GRAND RAPIDS, Mich,– Imagine starting the school year at a new school surrounded by new faces, and doing it all in a wheelchair. For one middle-schooler, the generosity of a good friend helped make the transition smoother.
“He’s funny and he’s cute and he gets in trouble and he’s naughty, just like every other kid,”said author and cerebral palsy advocate, Johnnie Tuitel. “But, he’s in a wheelchair.”
Tuitel is talking about his good friend, 12 year-old Phoenix Broadwood- Volkhardt. Phoenix has cerebral palsy and started his first day at a new school, C.A. Frost Environmental Science Academy. He was surrounded by a bunch of kids that don’t know much about his history.
Tuitel knows a thing or two about being the only kid in school in a wheelchair. He was the first special needs student in Michigan that attended public school in the 1970s. He came to Phoenix’s class to help break down why the aspiring chef doesn’t talk or act like everyone else.

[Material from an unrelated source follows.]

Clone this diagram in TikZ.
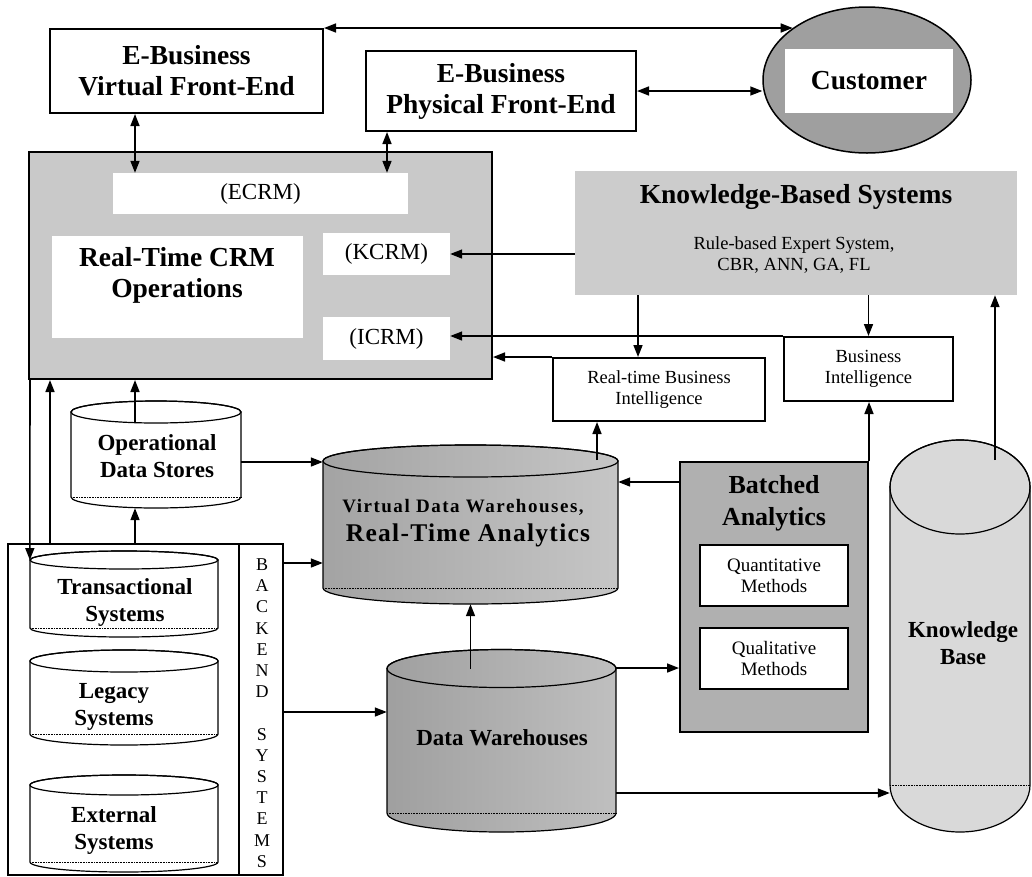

But he also helped Phoenix show up to his first day in style.
“Insurance would not pay for Phoenix to get a new wheelchair,” said Kathryn Broadwood, Phoenix’s mother. “They wouldn’t even consider an application until February even though there’s a lot of stuff wrong with it.”
So Phoenix’s mother got ahold of Johnnie. Within a day, Phoenix was sitting in a used, but much improved, wheelchair.
“The difference in the quality between the two wheelchairs, it’s like Phoenix’s old wheelchair was like a go-cart, and then Johnnie gave him a BMW,” explained Broadwood. “Its awesome.”
The wheelchair was donated by Permobile, out of Nashville, Tennessee and is worth about $35,000.